En effet, c’est pour avoir poussé le théâtre dans ses retranchements les plus profonds afin d‘en extirper une autre langue, « sans nécessairement utiliser les mots courants, une autre invention, une poésie de l‘espace, une pantomime non pervertie où les gestes au lieu de représenter des mots, des européenne vieille de cinquante ans seulement, et qui n‘est qu‘une déformation des parties muettes de la comédie italienne, représentent des idées, des attitudes de l‘esprit, des aspects de la nature, et cela d‘une manière effective,  concrète, c’est-à-dire en évoquant toujours des objets ou détails naturels comme ce langage oriental qui représente la nuit par un arbre sur lequel un oiseau qui a déjà fermé un œil commence à fermer l‘autre ».
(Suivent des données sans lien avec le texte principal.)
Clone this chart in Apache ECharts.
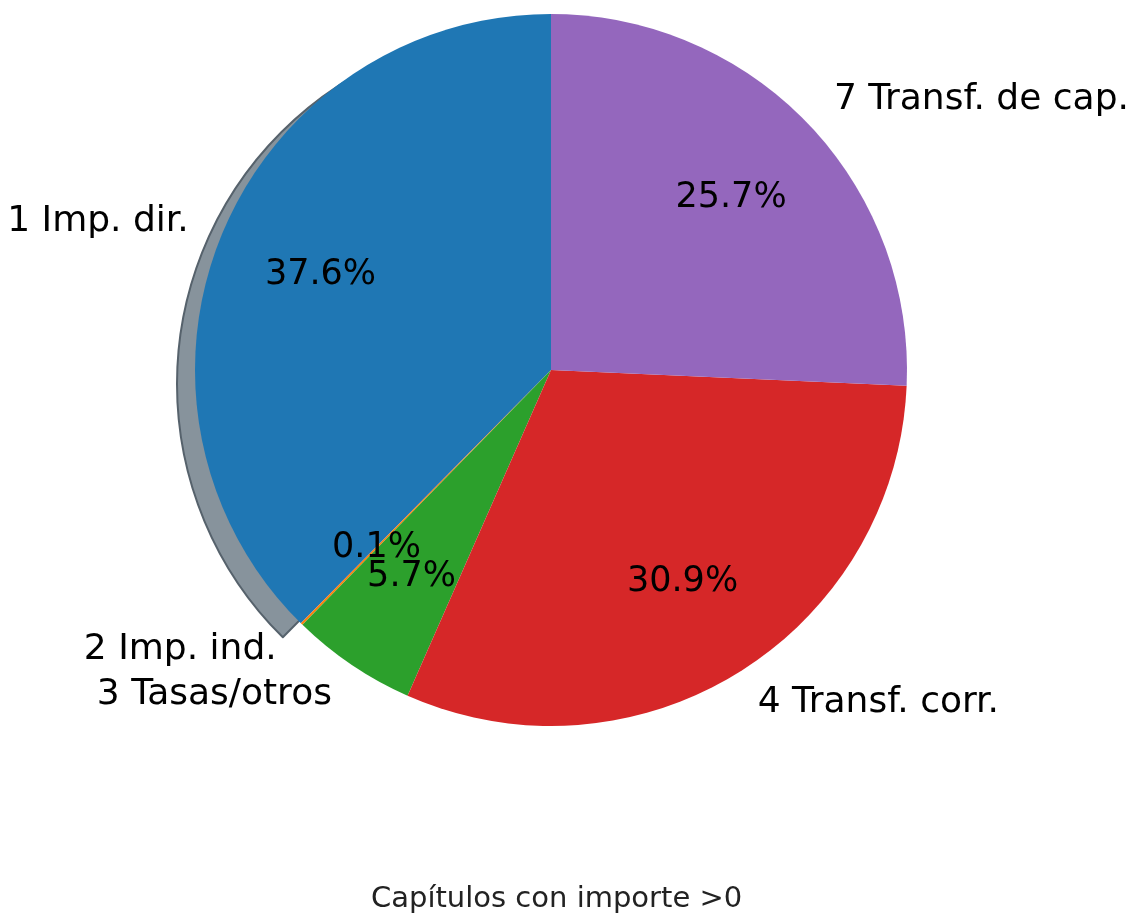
<!DOCTYPE html>
<html>
<head>
<meta charset="utf-8">
<script src="https://cdn.jsdelivr.net/npm/echarts@6/dist/echarts.min.js"></script>
<style>
  html, body { margin: 0; padding: 0; background: #fff; }
  #chart { width: 1135px; height: 913px; }
</style>
</head>
<body>
<div id="chart"></div>
<script>
// capítulos y porcentajes (orden antihorario desde arriba)
const labels = ['1 Imp. dir.', '2 Imp. ind.', '3 Tasas/otros', '4 Transf. corr.', '7 Transf. de cap.']
const values = [37.6, 0.1, 5.7, 30.9, 25.7]
const colors = ['#1f77b4', '#ff7f0e', '#2ca02c', '#d62728', '#9467bd']
const title = 'Capítulos con importe >0'

const FONT = 'DejaVu Sans'
const C = [551, 370], R = 356

const chart = echarts.init(document.getElementById('chart'))

const base = {
  type: 'pie', startAngle: 90, clockwise: false,
  avoidLabelOverlap: false, silent: true, animation: false,
  emphasis: { disabled: true },
}

chart.setOption({
  backgroundColor: '#fff',
  title: {
    text: title, left: 366, top: 880,
    textStyle: { fontFamily: FONT, fontSize: 29, fontWeight: 'normal', color: '#222' },
  },
  series: [
    // sombra (solo visible por el lado izquierdo del sector azul)
    { ...base, z: 1, center: [C[0] - 18, C[1] + 14], radius: R,
      label: { show: false }, labelLine: { show: false },
      data: values.map((v, i) => ({ value: v, name: labels[i],
        itemStyle: i === 0 ? { color: '#87939c', borderColor: '#56626c', borderWidth: 2 } : { color: 'transparent' } })) },
    // sectores + etiquetas de nombre fuera (1.1R)
    { ...base, z: 2, center: C, radius: R,
      label: { show: true, position: 'outside', distanceToLabelLine: 0,
        fontFamily: FONT, fontSize: 36, color: '#000', formatter: p => p.name },
      labelLine: { show: false, length: R * 0.1, length2: 0 },
      labelLayout: { hideOverlap: false },
      data: values.map((v, i) => ({ value: v, name: labels[i], itemStyle: { color: colors[i] } })) },
    // porcentajes centrados a 0.7R
    { ...base, z: 3, center: C, radius: R * 0.7,
      label: { show: true, position: 'outside', distanceToLabelLine: 0,
        fontFamily: FONT, fontSize: 35, color: '#000',
        formatter: p => p.value.toFixed(1) + '%' },
      labelLine: { show: false, length: 0, length2: 0 },
      labelLayout: { hideOverlap: false, align: 'center', verticalAlign: 'middle' },
      data: values.map((v, i) => ({ value: v, name: labels[i], itemStyle: { color: 'transparent' } })) },
  ],
})
</script>
</body>
</html>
Je pourrais citer d‘autres éléments de la pensée d’Antonin Artaud issus de ce sublime livre de Monique Borie et du travail titanesque accompli pour lequel elle a dû lire des quantité de volumes édités. Je voudrais la remercie pour avoir mis à notre disposition la quintessence de ce grand auteur qui s’est servi de ses ailes de géant au-dessus de nos têtes, explorant de nouvelles contrées, loin des sentiers battus. 

«  Nous concevons le théâtre comme une véritable opération de magie ». 

« Le théâtre de la cruauté a été créé pour ramener au théâtre la notion d’une vie passionnée et convulsive ; et c’est sans doute dans ce sens de rigueur violente, de condensation extrême des éléments scéniques qu‘il faut entendre la cruauté sur laquelle il veut s’appuyer ».

«  Car si le théâtre double la vie, la vie double le vrai théâtre et ça n ‘a rien à voir avec  les idées d’Oscar Wilde sur l‘art. Ce titre répondra à tous les doubles du théâtre que j‘ai cru trouver depuis tant d’années : la métaphysique, la peste, la cruauté ».

Sa pensée, ses écrits sont sa révolte, son désir de théâtre-danse, de théâtre-poésie ne sont pas pensés pour rester un vœu pieux. C’est « la victoire de la lumière sur le chaos ».